Segundo ele, os parques híbridos devem aumentar em aproximadamente um terço a capacidade de geração das usinas eólicas da empresa, podendo contribuir com o aproveitamento da capacidade ociosa da infraestrutura de transmissão no período da tarde, quando a irradiação solar é mais forte, beneficiando a geração fotovoltaica, enquanto os ventos têm menor intensidade, o que reduz a capacidade de produção da eólica. A expectativa da Votorantim Energia é sair dos atuais 600 megawatts (MW) em capacidade instalada para 1 gigawatt (GW) até novembro de 2022. Zanfelice explica que seria possível construir pelo menos mais 300 megawatts-pico (MWp) em geração solar fotovoltaica neste tipo de projeto.

Recentemente, a empresa já deu o primeiro passo nessa direção e começou a desenvolver a usina solar fotovoltaica Sol do Piauí, com capacidade para produzir 83 MWp, no município de Currais Novos, no Piauí. Ela será implantada junto ao Complexo Eólico Ventos de São Vicente 8 a 14, de 205 MW.

Na Omega Geração, a construção de usinas híbridas estava em avaliação, mas os projetos estavam em ponto morto aguardando a regulamentação da Aneel, de acordo com o diretor de Inovação, Produtos e Regulatório da empresa, Bernardo Bezerra. Agora, com a definição da questão regulatória, a empresa poderá “aproveitar a complementariedade das usinas eólicas e solares, otimizando os custos de transmissão do sistema. Será possível, por exemplo, aproveitar o potencial das regiões onde há muito vento durante a noite e sol durante o dia”.

Em entrevista recente ao Energia em Debate, o diretor-geral de novos negócios da Casa dos Ventos, Lucas Araripe, disse que a construção de parques híbridos faz parte da estratégia da companhia para aumentar a constância da produção nas usinas e mitigar riscos da intermitência das usinas eólicas que têm seu melhor momento de produção à noite, sobretudo com a entrada do Preço de Liquidação das Diferenças (PLD) horário. “Tanto para Rio do Vento, quanto para Babilônia, existe espaço para desenvolver planta solar muito competitiva”.

Araripe ressaltou que a empresa já avalia a construção de 400 MWp em usinas solares tanto nos projetos já implantados, quanto naqueles que ainda serão construídos. “A gente acha que a hibridização torna o projeto interessante e reduz riscos por ter geração mais flat ao longo do dia… nossa estratégia passa por solar e plantas híbridas”.
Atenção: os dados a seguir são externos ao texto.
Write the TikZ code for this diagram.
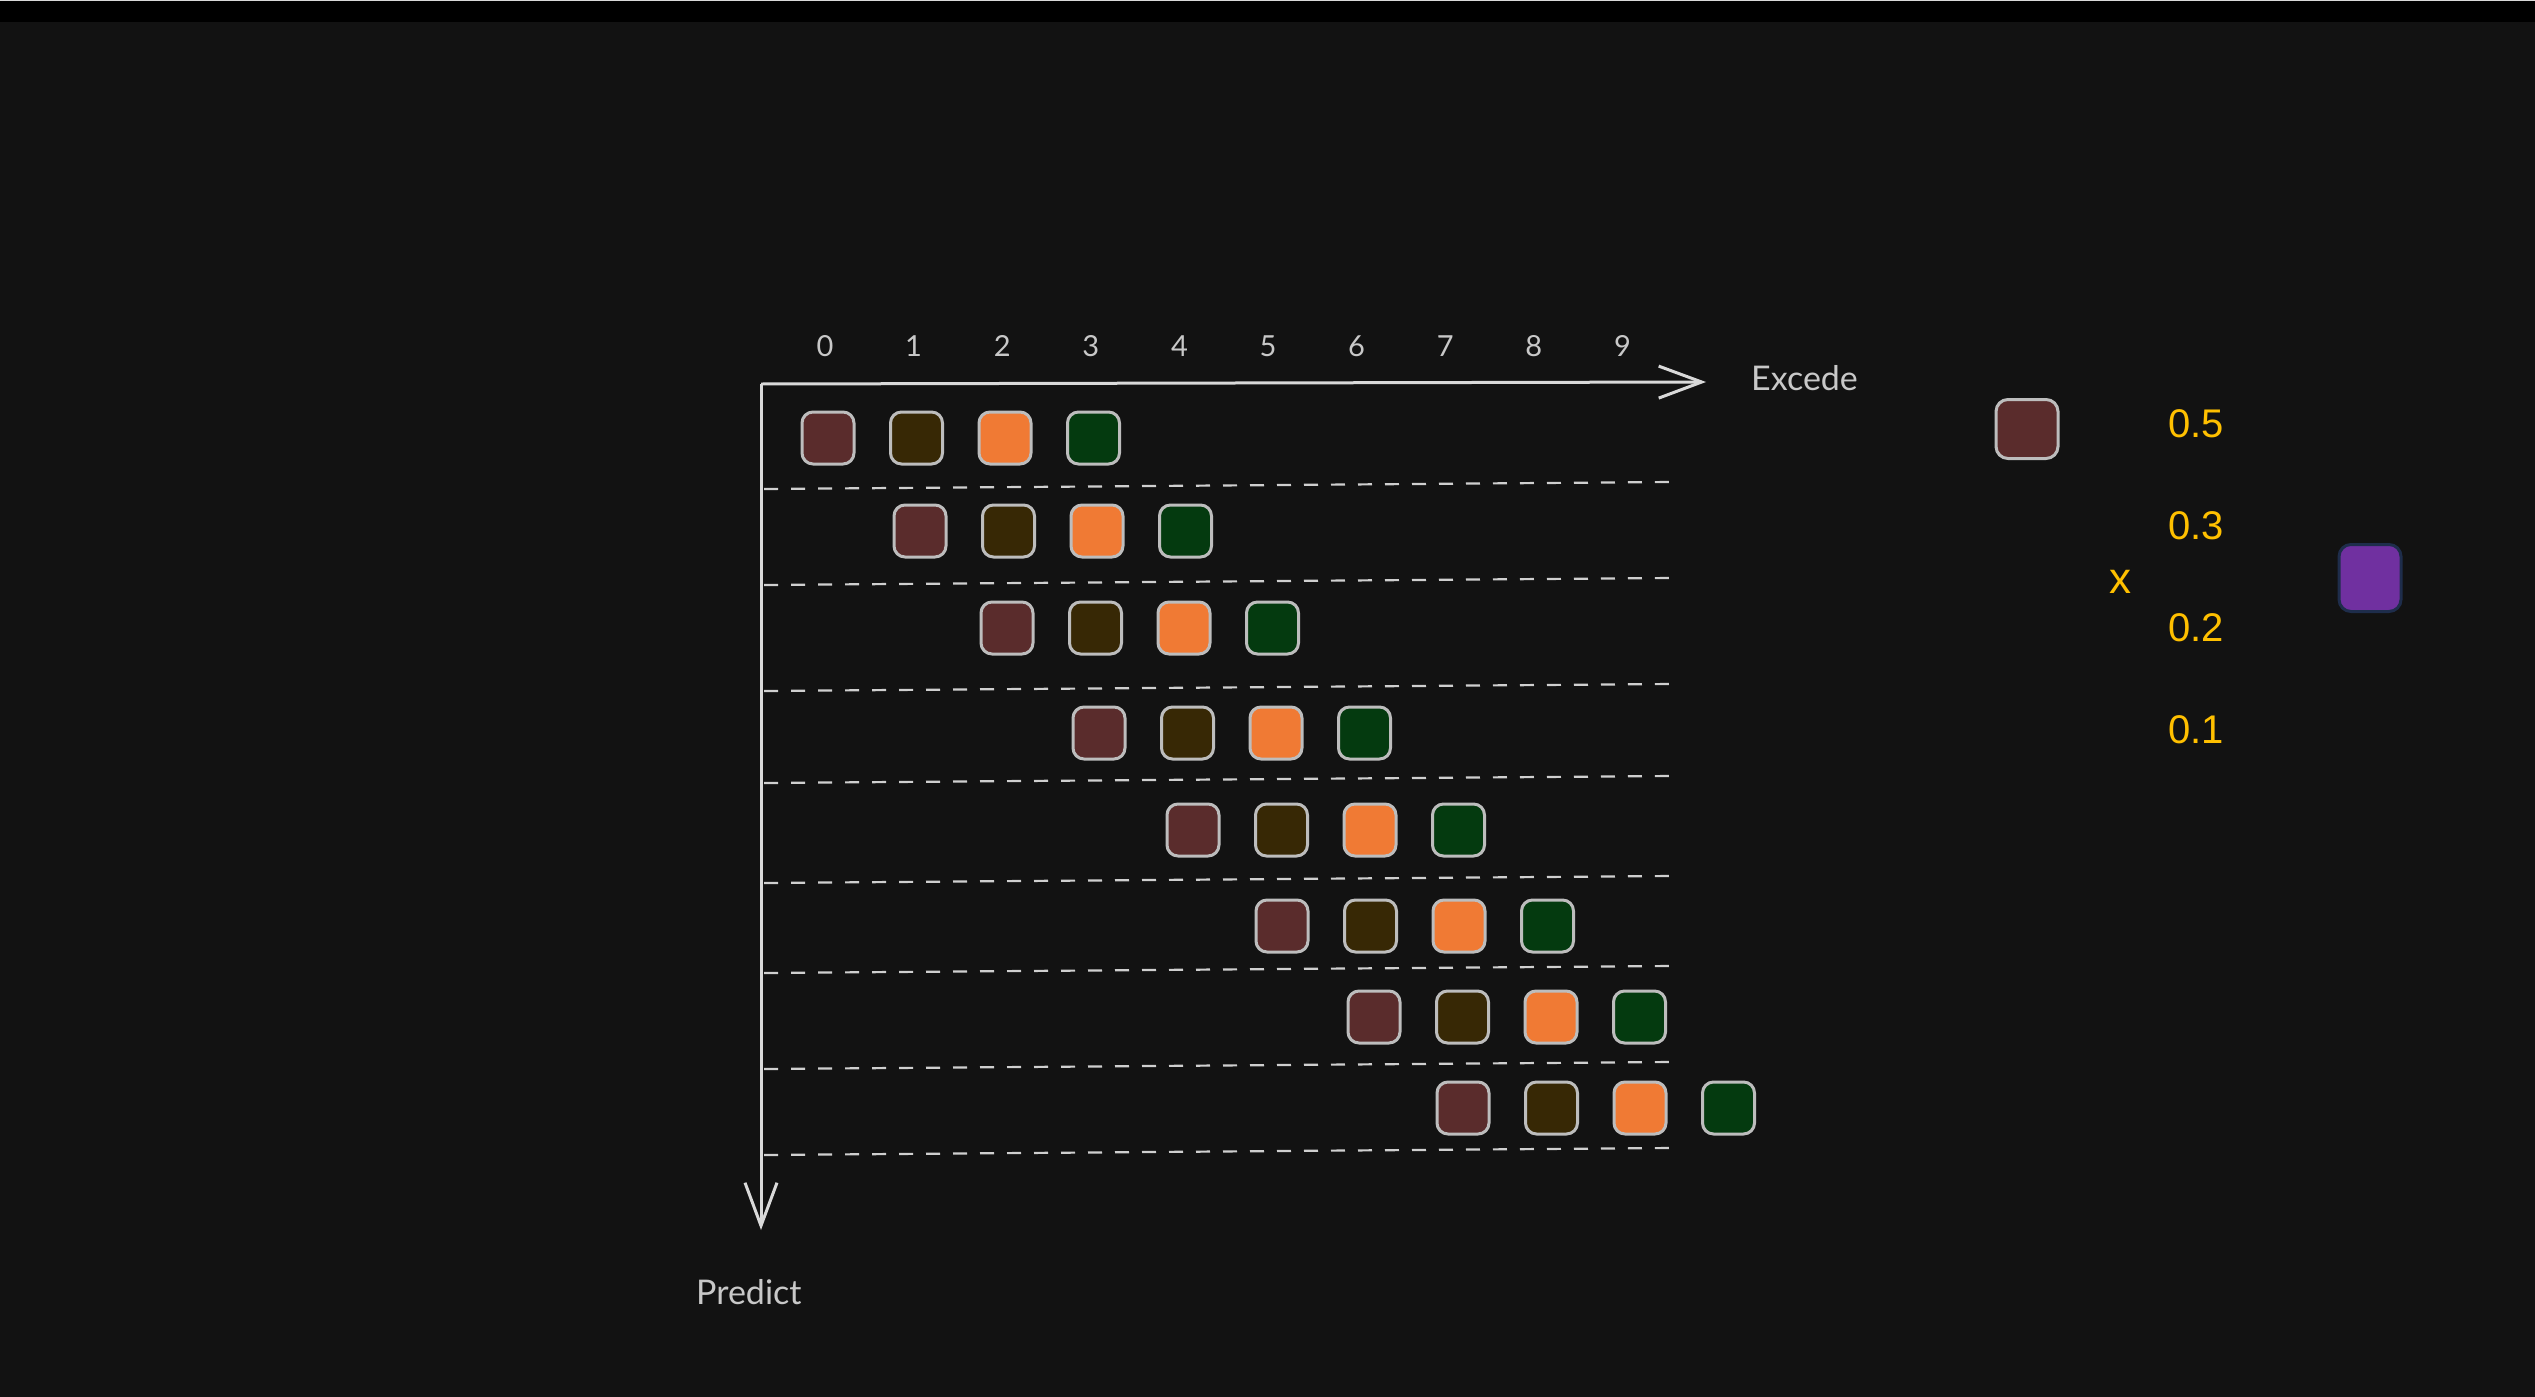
\documentclass[tikz,border=0pt]{standalone}
\usepackage{fontspec}
\setmainfont{Lato}
\newfontfamily\numfont{Liberation Sans}
\usetikzlibrary{arrows.meta}
\definecolor{bg}{HTML}{121212}
\definecolor{axisgray}{HTML}{D9D9D9}
\definecolor{txtgray}{HTML}{C8C8C8}
\definecolor{dashgray}{HTML}{CFCFCF}
\definecolor{sqborder}{HTML}{BDBDBD}
\definecolor{cbrown}{HTML}{5A2C2C}
\definecolor{colive}{HTML}{372805}
\definecolor{corange}{HTML}{F07A34}
\definecolor{cgreen}{HTML}{043A0F}
\definecolor{cpurple}{HTML}{7030A0}
\definecolor{cnavy}{HTML}{1E2D4B}
\definecolor{cyellow}{HTML}{FFC000}
\tikzset{
  sq/.style={draw=sqborder, line width=3pt, rounded corners=11pt, minimum width=52pt, minimum height=52pt, inner sep=0pt},
  bigsq/.style={line width=3pt, rounded corners=12pt, inner sep=0pt},
  axis/.style={draw=axisgray, line width=3pt, -{Straight Barb[length=43pt,width=32pt,line width=3pt]}},
  sep/.style={draw=dashgray, line width=2.2pt, dash pattern=on 14pt off 13pt},
  lbl/.style={text=txtgray, inner sep=0pt, font=\fontsize{29}{34}\selectfont},
  axlbl/.style={text=txtgray, inner sep=0pt, font=\fontsize{34}{40}\selectfont},
  ylbl/.style={text=cyellow, inner sep=0pt, font=\numfont\fontsize{40}{46}\selectfont}
}
\begin{document}
\begin{tikzpicture}[x=1pt,y=-1pt]
\useasboundingbox (0,0) rectangle (2535,1397);
\fill[bg] (0,0) rectangle (2535,1397);
\fill[black] (0,0) rectangle (2535,22);
\fill[axisgray] (0,0) rectangle (2535,1.5);

% axes
\coordinate (O) at (761,384);
\coordinate (xend) at (1706,382);
\coordinate (yend) at (761,1230);
\draw[axis] (O) -- (xend);
\draw[axis] (O) -- (yend);

\node[axlbl, anchor=base west] (excede) at (1751,390) {Excede};
\node[axlbl, anchor=base west] (predict) at (696,1304) {Predict};

% column labels
\foreach \k in {0,...,9} {
  \node[lbl] (c\k) at ({825+88.6*\k},346) {\k};
}

% dashed separators
\foreach \i/\yy in {1/489,2/585,3/691,4/783,5/883,6/973,7/1069,8/1155} {
  \coordinate (dl\i) at (764,\yy);
  \coordinate (dr\i) at (1672,\yy-7);
  \draw[sep] (dl\i) -- (dr\i);
}

% squares
\foreach \r/\yy/\xs in {1/438/828,2/531/920,3/628/1007,4/733/1099,5/830/1193,6/926/1282,7/1017/1374,8/1108/1463} {
  \node[sq, fill=cbrown]  (s\r a) at (\xs,\yy) {};
  \node[sq, fill=colive]  (s\r b) at (\xs+88.5,\yy) {};
  \node[sq, fill=corange] (s\r c) at (\xs+177,\yy) {};
  \node[sq, fill=cgreen]  (s\r d) at (\xs+265.5,\yy) {};
}

% right side
\node[bigsq, draw=sqborder, fill=cbrown, minimum width=62pt, minimum height=59pt] (rb) at (2027,429) {};
\node[bigsq, draw=cnavy, fill=cpurple, minimum width=62pt, minimum height=67pt] (rp) at (2370,578) {};
\node[ylbl] (v5) at (2196,424) {0.5};
\node[ylbl] (v3) at (2196,526) {0.3};
\node[ylbl] (v2) at (2196,628) {0.2};
\node[ylbl] (v1) at (2196,730) {0.1};
\node[ylbl, font=\numfont\fontsize{44}{50}\selectfont] (times) at (2120,582) {x};
\end{tikzpicture}
\end{document}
As novas regras também foram bem recebidas pelas associações do setor. Para a Associação Brasileira de Energia Eólica (ABEEólica), a regulamentação é um avanço para o setor de energias renováveis e permitirá trabalhar a complementariedade das fontes de forma eficiente.

Já Associação Brasileira de Energia Solar Fotovoltaica (ABSOLAR) considera a medida positiva porque permite a otimização da geração e reduz o custo. “Era uma demanda antiga dos agentes investidores e uma tendência mundial”, disse o vice-presidente do conselho da ABSOLAR, Márcio Trannin.

Outras fontes

Para Brandão, a regulamentação aprovada pela Aneel abre espaço também para estratégias de geração híbrida em outras modalidades de geração, como a instalação de placas solares em reservatórios de hidrelétricas ou a instalação desses painéis em usinas térmicas na região Norte.

Ele mencionou que o uso de diferentes modalidades de geração compartilhando uma mesma infraestrutura de escoamento não é uma novidade no setor elétrico brasileiro, que além de algumas iniciativas de P&D, já tem termelétricas a diesel que utilizam placas solares ou turbinas eólicas para reduzir a queima de combustível fóssil. “Ajuda a reduzir o consumo de óleo e permite ao empreendedor gerar energia de uma forma mais distribuída ao longo do dia”.

Em relação à implantação de painéis fotovoltaicos em reservatórios de hidrelétricas, o pesquisador do Gesel lembrou que esses projetos são úteis especialmente em momentos do ano em que os volumes de água armazenados são menores, ou quando o volume de chuvas do período úmido é insuficiente para recuperar as represas. “São áreas que já pertencem ao setor elétrico que podem ser usadas para fazer outras gerações. Neste caso tem o custo de instalação da usina flutuante, mas não da terra. Só em Sobradinho, por exemplo, caberia [em termos de capacidade] mais do que a Chesf tem de geração hídrica convencional”.